Guide to Civic Leadership Blogging (2005 U.K. edition)
"Media diet" refers the range of content one regularly consumes from a variety of media: newspapers, magazines, newsletters, TV and radio shows, websites and weblogs, etc. As a civic leader, you can select items from your media diet and blog those you think your readers might find interesting.
In the not-too-distant past, many leaders would photocopy important articles and hand them to colleagues and staff members. More recently, emailing the text of the article or the link to it is more common.

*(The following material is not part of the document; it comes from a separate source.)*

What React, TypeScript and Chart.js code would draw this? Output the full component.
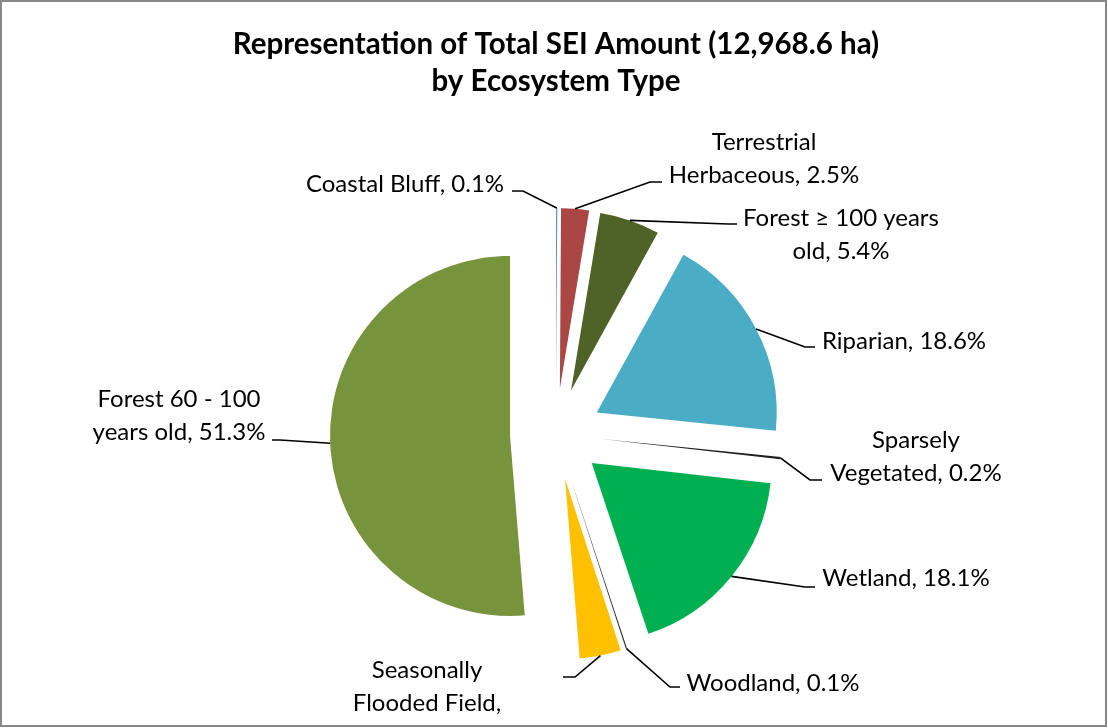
import React, { useEffect, useRef } from 'react';
import { Chart, registerables } from 'chart.js';

Chart.register(...registerables);

const categories = [
  'Coastal Bluff',
  'Terrestrial Herbaceous',
  'Forest ≥ 100 years old',
  'Riparian',
  'Sparsely Vegetated',
  'Wetland',
  'Woodland',
  'Seasonally Flooded Field',
  'Forest 60 - 100 years old',
];
const shares = [0.1, 2.5, 5.4, 18.6, 0.2, 18.1, 0.1, 3.7, 51.3];
const sliceColors = ['#4F81BD', '#AA4643', '#4F6228', '#4BACC6', '#1E1E1E', '#00B050', '#262626', '#FFC000', '#77933C'];
const titleLines = ['Representation of Total SEI Amount (12,968.6 ha)', 'by Ecosystem Type'];

const EXPLODE = 46;
const RADIUS = 180;
const FONT = 'Lato, "Open Sans", sans-serif';
const LABEL_SIZE = 24;
const LINE_H = 33;
const TITLE_SIZE = 29.5;

type LabelSpec = { breaks: number[]; dx: number; dy: number; elbow: [number, number]; end: [number, number] };
// label placement relative to the pie centre
const labelLayout: LabelSpec[] = [
  { breaks: [], dx: -151, dy: -250, elbow: [-33, -243], end: [-44, -243] },
  { breaks: [1], dx: 208, dy: -292, elbow: [94, -252], end: [106, -252] },
  { breaks: [4], dx: 285, dy: -216, elbow: [172, -210], end: [181, -210] },
  { breaks: [], dx: 348, dy: -93, elbow: [249, -87], end: [259, -87] },
  { breaks: [1], dx: 360, dy: 6, elbow: [254, 46], end: [266, 46] },
  { breaks: [], dx: 350, dy: 144, elbow: [249, 153], end: [259, 153] },
  { breaks: [], dx: 217, dy: 249, elbow: [114, 253], end: [124, 253] },
  { breaks: [1, 3], dx: -129, dy: 236, elbow: [19, 243], end: [7, 243] },
  { breaks: [4], dx: -377, dy: -35, elbow: [-276, 6], end: [-284, 6] },
];

function labelLines(i: number): string[] {
  const text = `${categories[i]}, ${shares[i].toFixed(1)}%`;
  const words = text.split(' ');
  const lines: string[] = [];
  let cur: string[] = [];
  words.forEach((w, k) => {
    if (labelLayout[i].breaks.includes(k) && cur.length) {
      lines.push(cur.join(' '));
      cur = [];
    }
    cur.push(w);
  });
  lines.push(cur.join(' '));
  return lines;
}

const explodePlugin = {
  id: 'explodeSlices',
  beforeDatasetDraw(chart: any, args: any) {
    const ctx = chart.ctx;
    args.meta.data.forEach((arc: any) => {
      const half = (arc.startAngle + arc.endAngle) / 2;
      ctx.save();
      ctx.translate(Math.cos(half) * EXPLODE, Math.sin(half) * EXPLODE);
      arc.draw(ctx);
      ctx.restore();
    });
    return false;
  },
};

const labelPlugin = {
  id: 'sliceLabels',
  afterDatasetsDraw(chart: any) {
    const ctx = chart.ctx;
    const meta = chart.getDatasetMeta(0);
    ctx.save();
    ctx.beginPath();
    ctx.rect(2, 2, chart.width - 5, chart.height - 6);
    ctx.clip();
    meta.data.forEach((arc: any, i: number) => {
      const spec = labelLayout[i];
      const half = (arc.startAngle + arc.endAngle) / 2;
      const cx = arc.x;
      const cy = arc.y;
      const rr = arc.outerRadius + EXPLODE;
      const sx = cx + Math.cos(half) * rr;
      const sy = cy + Math.sin(half) * rr;
      ctx.strokeStyle = '#000';
      ctx.lineWidth = 1.6;
      ctx.beginPath();
      ctx.moveTo(sx, sy);
      ctx.lineTo(cx + spec.elbow[0], cy + spec.elbow[1]);
      ctx.lineTo(cx + spec.end[0], cy + spec.end[1]);
      ctx.stroke();
      ctx.fillStyle = '#000';
      ctx.font = `${LABEL_SIZE}px ${FONT}`;
      ctx.textAlign = 'center';
      ctx.textBaseline = 'middle';
      labelLines(i).forEach((ln, k) => {
        const y = cy + spec.dy + k * LINE_H;
        if (y < chart.height) ctx.fillText(ln, cx + spec.dx, y);
      });
    });
    ctx.restore();
  },
};

const borderPlugin = {
  id: 'frame',
  afterDraw(chart: any) {
    const ctx = chart.ctx;
    ctx.save();
    ctx.strokeStyle = '#888888';
    ctx.lineWidth = 2;
    ctx.strokeRect(1, 1, chart.width - 3, chart.height - 3);
    ctx.restore();
  },
};

export default function App() {
  const ref = useRef<HTMLCanvasElement | null>(null);
  useEffect(() => {
    if (!ref.current) return;
    const chart = new Chart(ref.current, {
      type: 'pie',
      data: {
        labels: categories,
        datasets: [{ data: shares, backgroundColor: sliceColors, borderWidth: 0 }],
      },
      options: {
        responsive: false,
        animation: false,
        events: [],
        radius: RADIUS,
        layout: { padding: { left: 4, right: 0, top: 0, bottom: 0 } },
        plugins: {
          legend: { display: false },
          tooltip: { enabled: false },
          title: {
            display: true,
            text: titleLines,
            color: '#000',
            font: { family: FONT, size: TITLE_SIZE, weight: 'bold', lineHeight: 37 / TITLE_SIZE },
            padding: { top: 26, bottom: 40 },
          },
        },
      } as any,
      plugins: [explodePlugin, labelPlugin, borderPlugin],
    });
    return () => chart.destroy();
  }, []);
  return (
    <div style={{ position: 'absolute', left: 0, top: 0, width: 1108, height: 728, background: '#fff' }}>
      <canvas ref={ref} width={1108} height={728} style={{ display: 'block' }} />
    </div>
  );
}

But blogging the media item (and linking to it, of course) and then adding your own commentary on it gives it additional "shelf life" and makes it seem less like email spam. The link encourages your readers to deepen/widen their understanding about an issue… and as a public official, one thing you want to encourage is a more involved, more informed citizenry. Also, the author/publisher of the original piece will likely appreciate the link, and it encourages the search engine spiders to keep returning to your blog.
If your media diet includes other bloggers, it’s acceptable to attach a comment to their post. But it's generally more interesting (and there's more of an incentive) to write in your own blog about what you read and then link to the blog post that you're writing about. That's how the blogosphere works. It helps widen your audience, as you'll likely get others doing the same to your blog, thereby steering readers to you.